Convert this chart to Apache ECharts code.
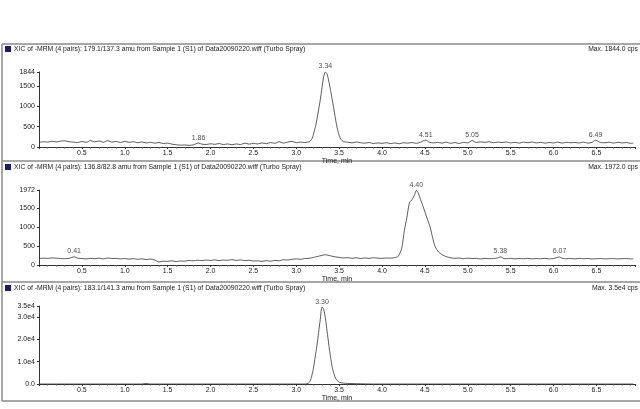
<!DOCTYPE html>
<html><head><meta charset="utf-8">
<script src="https://cdn.jsdelivr.net/npm/echarts@6/dist/echarts.min.js"></script>
<style>html,body{margin:0;padding:0;background:#fff}#c{width:640px;height:409px}</style>
</head><body><div id="c"></div>
<script>
// ---------- data ----------
const titles = [
  'XIC of -MRM (4 pairs): 179.1/137.3 amu from Sample 1 (S1) of Data20090220.wiff (Turbo Spray)',
  'XIC of -MRM (4 pairs): 136.8/82.8 amu from Sample 1 (S1) of Data20090220.wiff (Turbo Spray)',
  'XIC of -MRM (4 pairs): 183.1/141.3 amu from Sample 1 (S1) of Data20090220.wiff (Turbo Spray)'
];
const maxLabels = ['Max. 1844.0 cps', 'Max. 1972.0 cps', 'Max. 3.5e4 cps'];
const yMax = [1844, 1972, 35000];

const time1 = [0,0.05,0.1,0.15,0.2,0.25,0.3,0.35,0.4,0.45,0.5,0.55,0.6,0.65,0.7,0.75,0.8,0.85,0.9,0.95,
 1.0,1.05,1.1,1.15,1.2,1.25,1.3,1.35,1.4,1.45,1.5,1.55,1.6,1.65,1.7,1.75,1.8,1.86,1.9,1.95,
 2.0,2.05,2.1,2.15,2.2,2.25,2.3,2.35,2.4,2.45,2.5,2.55,2.6,2.65,2.7,2.75,2.8,2.85,2.9,2.95,
 3.0,3.05,3.1,3.15,3.18,3.2,3.23,3.26,3.28,3.3,3.32,3.34,3.36,3.38,3.4,3.42,3.44,3.46,3.48,3.5,3.52,3.55,
 3.6,3.65,3.7,3.75,3.8,3.85,3.9,3.95,4.0,4.05,4.1,4.15,4.2,4.25,4.3,4.35,4.4,4.45,4.51,4.55,
 4.6,4.65,4.7,4.75,4.8,4.85,4.9,4.95,5.0,5.05,5.1,5.15,5.2,5.25,5.3,5.35,5.4,5.45,5.5,5.55,
 5.6,5.65,5.7,5.75,5.8,5.85,5.9,5.95,6.0,6.05,6.1,6.15,6.2,6.25,6.3,6.35,6.4,6.45,6.49,6.55,
 6.6,6.65,6.7,6.75,6.8,6.85,6.9,6.93];
const cps1 = [110,130,120,140,125,145,150,130,120,110,135,115,160,125,150,115,155,120,135,110,
 140,115,130,105,125,100,115,95,110,85,95,70,55,45,50,40,55,95,70,60,
 80,65,85,60,75,55,75,60,95,70,90,75,100,80,110,90,130,95,120,140,
 105,120,110,130,190,310,560,910,1160,1460,1730,1844,1790,1610,1390,1160,910,660,440,290,190,130,
 120,100,125,105,95,110,85,100,90,105,85,100,80,105,95,110,90,120,170,120,
 100,115,95,120,90,110,85,115,100,160,110,125,115,130,105,120,110,125,100,115,
 95,120,105,125,100,115,95,110,100,120,95,115,105,110,100,120,95,115,165,110,
 105,120,95,115,100,110,90,95];

const time2 = [0,0.05,0.1,0.15,0.2,0.25,0.3,0.35,0.41,0.45,0.5,0.55,0.6,0.65,0.7,0.75,0.8,0.85,0.9,0.95,
 1.0,1.05,1.1,1.15,1.2,1.25,1.3,1.35,1.4,1.45,1.5,1.55,1.6,1.65,1.7,1.75,1.8,1.85,1.9,1.95,
 2.0,2.05,2.1,2.15,2.2,2.25,2.3,2.35,2.4,2.45,2.5,2.55,2.6,2.65,2.7,2.75,2.8,2.85,2.9,2.95,
 3.0,3.05,3.1,3.15,3.2,3.25,3.3,3.34,3.4,3.45,3.5,3.55,3.6,3.65,3.7,3.75,3.8,3.85,3.9,3.95,
 4.0,4.05,4.1,4.15,4.19,4.23,4.26,4.29,4.32,4.35,4.38,4.4,4.42,4.45,4.48,4.52,4.56,4.59,4.62,4.66,
 4.71,4.75,4.8,4.85,4.9,4.95,5.0,5.05,5.1,5.15,5.2,5.25,5.3,5.34,5.38,5.42,5.45,5.5,5.55,5.6,
 5.65,5.7,5.75,5.8,5.85,5.9,5.95,6.0,6.07,6.1,6.15,6.2,6.25,6.3,6.35,6.4,6.45,6.5,6.55,6.6,
 6.65,6.7,6.75,6.8,6.85,6.9,6.93];
const cps2 = [170,180,175,185,180,170,165,175,215,180,170,160,175,165,180,160,185,170,175,160,
 170,155,165,150,160,145,155,130,80,100,95,110,90,105,100,120,110,125,115,130,
 120,135,115,130,125,140,120,135,115,125,105,110,95,115,100,120,110,140,130,150,
 160,150,170,175,200,225,255,270,240,215,200,185,195,175,190,170,185,175,190,180,
 175,185,180,195,230,440,900,1250,1640,1720,1850,1960,1900,1720,1530,1260,1010,720,480,340,
 260,220,190,175,185,165,180,170,175,160,175,165,170,180,215,170,165,175,160,170,
 165,175,160,170,165,175,160,170,210,175,165,170,160,175,165,170,160,165,170,160,
 165,170,160,165,170,160,165];

const time3 = [0,0.5,1.0,1.2,1.25,1.3,2.0,2.5,3.0,3.1,3.14,3.16,3.18,3.2,3.22,3.24,3.26,3.28,3.3,3.32,
 3.34,3.36,3.38,3.4,3.42,3.44,3.46,3.48,3.5,3.55,3.6,3.65,3.7,3.75,3.8,3.9,4.5,5.5,6.5,6.93];
const cps3 = [0,0,0,0,250,0,0,0,0,0,300,1200,3500,7000,12000,17000,23000,29000,34500,33500,
 29500,23500,17500,12000,7500,4500,2500,1400,800,400,250,200,150,120,50,0,0,0,0,0];

// peak annotations: [time, cps, label]
const peaks1 = [[1.86,95,'1.86'],[3.34,1844,'3.34'],[4.51,170,'4.51'],[5.05,160,'5.05'],[6.49,165,'6.49']];
const peaks2 = [[0.41,215,'0.41'],[4.40,1960,'4.40'],[5.38,215,'5.38'],[6.07,210,'6.07']];
const peaks3 = [[3.30,34500,'3.30']];

// ---------- chart ----------
const FONT = 'Liberation Sans';
const TXT = '#222';
const gridTops = [72, 190, 306];
const gridHeights = [75, 75, 78];

const chart = echarts.init(document.getElementById('c'), null, {renderer: 'canvas'});

function zip(t, v) { return t.map((x, i) => [x, v[i]]); }
const traces = [zip(time1, cps1), zip(time2, cps2), zip(time3, cps3)];
const peaks = [peaks1, peaks2, peaks3];

const grids = [], xAxes = [], yAxes = [], series = [];
for (let i = 0; i < 3; i++) {
  grids.push({left: 39, right: 5, top: gridTops[i], height: gridHeights[i]});
  xAxes.push({
    type: 'value', gridIndex: i, min: 0, max: 6.95, interval: 0.5,
    name: 'Time, min', nameLocation: 'middle', nameGap: 11,
    nameTextStyle: {fontFamily: FONT, fontSize: 7, color: TXT},
    axisLine: {lineStyle: {color: '#333', width: 1}},
    axisTick: {show: true, length: 2, inside: false, lineStyle: {color: '#333'}},
    minorTick: {show: true, splitNumber: 5, length: 1.5, lineStyle: {color: '#555'}},
    axisLabel: {fontFamily: FONT, fontSize: 7, color: TXT, margin: 3,
      formatter: v => (v === 0 || v > 6.6) ? '' : v.toFixed(1)},
    splitLine: {show: false}
  });
  yAxes.push({
    type: 'value', gridIndex: i, min: 0, max: yMax[i],
    interval: i === 2 ? 10000 : 500,
    axisLine: {show: true, lineStyle: {color: '#333', width: 1}},
    axisTick: {show: true, length: 2, lineStyle: {color: '#333'}},
    axisLabel: {fontFamily: FONT, fontSize: 7, color: TXT, margin: 4,
      formatter: i === 2 ? (v => v === 0 ? '0.0' : (v / 10000).toFixed(1) + 'e4') : (v => String(v))},
    splitLine: {show: false}
  });
  series.push({
    type: 'line', xAxisIndex: i, yAxisIndex: i, data: traces[i],
    showSymbol: false, smooth: 0.25, lineStyle: {color: '#333', width: 0.8},
    animation: false
  });
  series.push({
    type: 'scatter', xAxisIndex: i, yAxisIndex: i,
    data: peaks[i].map(p => ({value: [p[0], p[1]], label: {formatter: p[2]}})),
    symbolSize: 0, silent: true,
    label: {show: true, position: 'top', distance: 2, fontFamily: FONT, fontSize: 7, color: TXT},
    animation: false
  });
}

const titleY = [49, 167, 288];
const sepY = [44, 161, 282, 401];
const graphics = [];
sepY.forEach(y => graphics.push({type: 'line', shape: {x1: 2, y1: y, x2: 640, y2: y},
  style: {stroke: '#8a8a8a', lineWidth: 1.5}, silent: true}));
graphics.push({type: 'line', shape: {x1: 2, y1: 44, x2: 2, y2: 401}, style: {stroke: '#8a8a8a', lineWidth: 1.5}});
for (let i = 0; i < 3; i++) {
  graphics.push({type: 'rect', shape: {x: 5, y: titleY[i] - 3, width: 6, height: 6},
    style: {fill: '#1c1c6a'}});
  graphics.push({type: 'text', x: 14, y: titleY[i],
    style: {text: titles[i], fontFamily: FONT, fontSize: 6.8, fill: TXT, textVerticalAlign: 'middle', verticalAlign: 'middle'}});
  graphics.push({type: 'text', x: 638, y: titleY[i],
    style: {text: maxLabels[i], fontFamily: FONT, fontSize: 6.8, fill: TXT, textAlign: 'right', align: 'right', textVerticalAlign: 'middle', verticalAlign: 'middle'}});
}

chart.setOption({
  backgroundColor: '#fff',
  animation: false,
  grid: grids, xAxis: xAxes, yAxis: yAxes, series: series,
  graphic: graphics
});
</script></body></html>
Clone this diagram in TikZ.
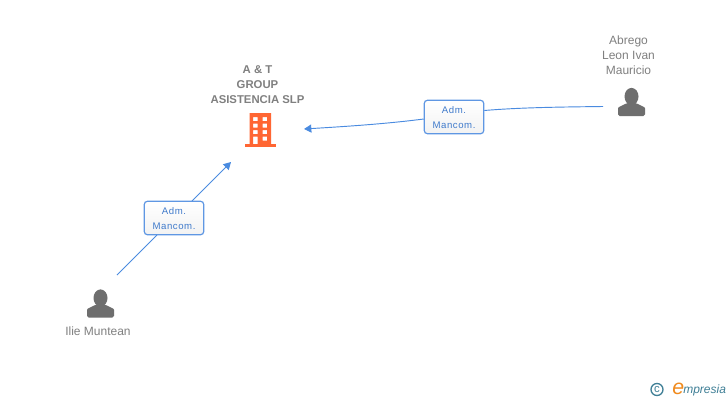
\documentclass[tikz,border=0pt]{standalone}
\usepackage{fontspec}
\usetikzlibrary{arrows.meta}
\setmainfont{Liberation Sans}
\definecolor{linkblue}{HTML}{4A8BE0}
\definecolor{boxblue}{HTML}{5F97E3}
\definecolor{labelblue}{HTML}{3F7ACB}
\definecolor{namegray}{HTML}{808080}
\definecolor{icongray}{HTML}{6E6E6E}
\definecolor{bldg}{HTML}{FF6633}
\definecolor{logoteal}{HTML}{3F7F96}
\definecolor{logoorange}{HTML}{F08A1D}
\tikzset{
  x=0.75pt,y=-0.75pt,
  link/.style={draw=linkblue,line width=0.7pt},
  linkhead/.style={link,-{Triangle[length=5.5pt,width=6pt]}},
  rolebox/.style={draw=boxblue,line width=0.9pt,rounded corners=2.2pt,top color=white,bottom color=black!5,
    minimum width=44.5pt,minimum height=25pt,inner sep=0pt,align=center,text=labelblue,
    font=\fontsize{7.2}{11.2}\selectfont\addfontfeature{LetterSpace=6}},
  personname/.style={text=namegray,align=center,inner sep=0pt,font=\fontsize{9}{11.2}\selectfont},
  companyname/.style={text=namegray,align=center,inner sep=0pt,font=\fontsize{8.5}{11.2}\selectfont\bfseries},
  person/.pic={
    \fill[icongray] (0,-10.5) ellipse (7 and 8.6);
    \fill[icongray,rounded corners=1.2pt] (-13.5,9) -- (-13.5,3) .. controls (-13.5,-0.5) and (-9,-1) .. (-5,-4)
      -- (5,-4) .. controls (9,-1) and (13.5,-0.5) .. (13.5,3) -- (13.5,9) -- cycle;
  }
}
\begin{document}
\begin{tikzpicture}
\useasboundingbox (0,0) rectangle (728,400);
\fill[white] (0,0) rectangle (728,400);
% company
\node[companyname] (company) at (257.5,84.5) {A \& T\\GROUP\\ASISTENCIA SLP};
\fill[bldg,even odd rule] (249.5,113) rectangle (271,145)
  (253,117) rectangle (257.5,121) (262.5,117) rectangle (267,121)
  (253,123.7) rectangle (257.5,127.7) (262.5,123.7) rectangle (267,127.7)
  (253,130) rectangle (257.5,134) (262.5,130) rectangle (267,134)
  (253,136.5) rectangle (257.5,145) (262.5,136.5) rectangle (267,140.5);
\fill[bldg] (244.5,144) rectangle (276,147);
% people
\pic at (631.5,107) {person};
\pic at (100.5,308.5) {person};
\node[personname] (abrego) at (628.5,55) {Abrego\\Leon Ivan\\Mauricio};
\node[personname] (ilie) at (98,331) {Ilie Muntean};
% role boxes
\node[rolebox] (roleA) at (454,117) {\rule{0pt}{6.7pt}Adm.\\Mancom.};
\node[rolebox] (roleB) at (174,218) {\rule{0pt}{6.7pt}Adm.\\Mancom.};
% connector ends
\coordinate (abregoEnd) at (603,106.5);
\coordinate (companyEast) at (304,129);
\coordinate (ilieEnd) at (117,275);
\coordinate (companySouth) at (231,162);
\coordinate (roleAright) at (roleA.east |- 0,110.5);
\coordinate (roleAleft) at (roleA.west |- 0,119);
\coordinate (roleBlow) at (157,235);
\coordinate (roleBtop) at (192,201);
\draw[link] (abregoEnd) .. controls (560,107) and (520,107.5) .. (roleAright);
\draw[linkhead] (roleAleft) .. controls (385,124) and (345,126.5) .. (companyEast);
\draw[link] (ilieEnd) -- (roleBlow);
\draw[linkhead] (roleBtop) -- (companySouth);
% logo
\node[draw=logoteal,circle,line width=1pt,minimum size=9pt,inner sep=0pt,text=logoteal,font=\fontsize{8.5}{8.5}\selectfont] (copyr) at (657,389.5) {c};
\node[inner sep=0pt,anchor=base west,text=logoorange,font=\itshape\fontsize{16}{16}\selectfont] (logoe) at (672,394) {e};
\node[inner sep=0pt,anchor=base west,text=logoteal,font=\itshape\fontsize{9}{12}\selectfont] (logot) at (683,393.5) {mpresia};
\end{tikzpicture}
\end{document}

* **EXERCISE TASK**: Quote, please, every line of the material above from its start through the line that has "const yMax = [1844, 1972, 35000];", reproducing the words exactly and dropping any images.

* **WORKED ANSWER**:
Convert this chart to Apache ECharts code.
<!DOCTYPE html>
<html><head><meta charset="utf-8">
<script src="https://cdn.jsdelivr.net/npm/echarts@6/dist/echarts.min.js"></script>
<style>html,body{margin:0;padding:0;background:#fff}#c{width:640px;height:409px}</style>
</head><body><div id="c"></div>
<script>
// ---------- data ----------
const titles = [
  'XIC of -MRM (4 pairs): 179.1/137.3 amu from Sample 1 (S1) of Data20090220.wiff (Turbo Spray)',
  'XIC of -MRM (4 pairs): 136.8/82.8 amu from Sample 1 (S1) of Data20090220.wiff (Turbo Spray)',
  'XIC of -MRM (4 pairs): 183.1/141.3 amu from Sample 1 (S1) of Data20090220.wiff (Turbo Spray)'
];
const maxLabels = ['Max. 1844.0 cps', 'Max. 1972.0 cps', 'Max. 3.5e4 cps'];
const yMax = [1844, 1972, 35000];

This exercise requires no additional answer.